Seminar:"Emergence of Modern Indian Policing. From Mansabdari to Constabulary" by Prof. Farrukh Hakeem
Policing in the Indian context commenced as a military enterprise. It remained a military endeavor during the pre-colonial period. Early forms of policing were evident only in the big cities of medieval India. Before the Tenth century AD, forms of policing were fairly rudimentary. With the establishment of the Delhi sultanates in northern India a much clearer structure of the policing apparatus emerged. During this period it followed a feudal military model, referred to as the Mansabdari system. This structure continued to be employed till the end of the Mughal period in 1700 CE. Even after the advent of the English colonists under the aegis of the East India Company, this feudal model did not undergo any major changes. From the eighteenth century onwards, English colonists attempted, through a series of efforts, to improve the policing apparatus. These initiatives were feeble efforts to build on the old system of policing and did not lead to any tangible improvement.
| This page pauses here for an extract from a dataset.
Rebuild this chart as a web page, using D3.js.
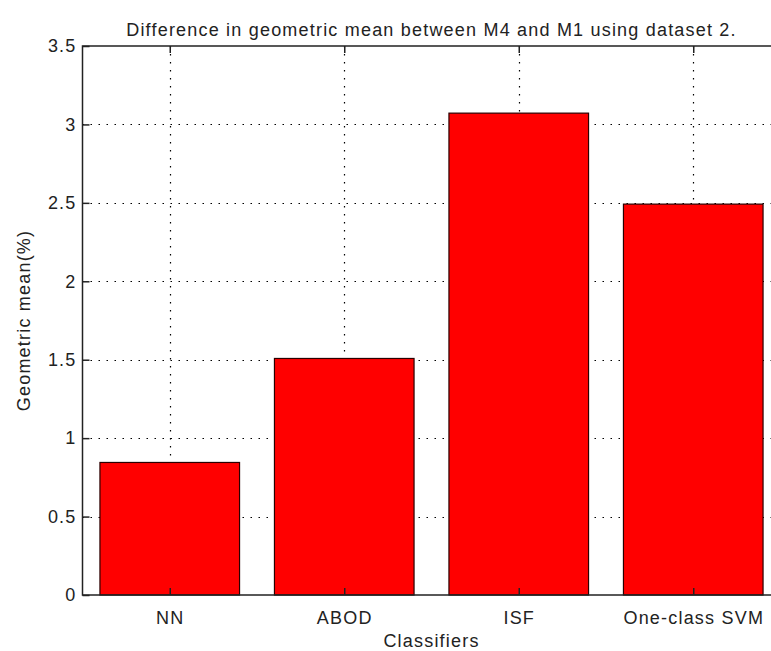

Later, during the course of British rule, this model was considered ineffective and was gradually replaced with a more civilian model of policing.
About the speaker:
At a lecture organized by the Centre for Policy Studies and Humanities and Social Sciences Department, Prof. Farrukh Hakeem will speak on the emergence of modern policing in India on July 31 at 3.30 pm. Prof.Hakeem teaches criminology and related subjects at the NC A&T State University, Greensboro. He teaching and research interests focus on the areas of law enforcement, corrections, juvenile justice, criminology, criminal investigation, evidence, comparative laws, statistics, research methods, cybercrime and computer applications. Prof. Hakeem has practiced as an advocate in Bombay High Court and been a delegate to the Global Academic Experts Meeting convened by INTERPOL in Singapore.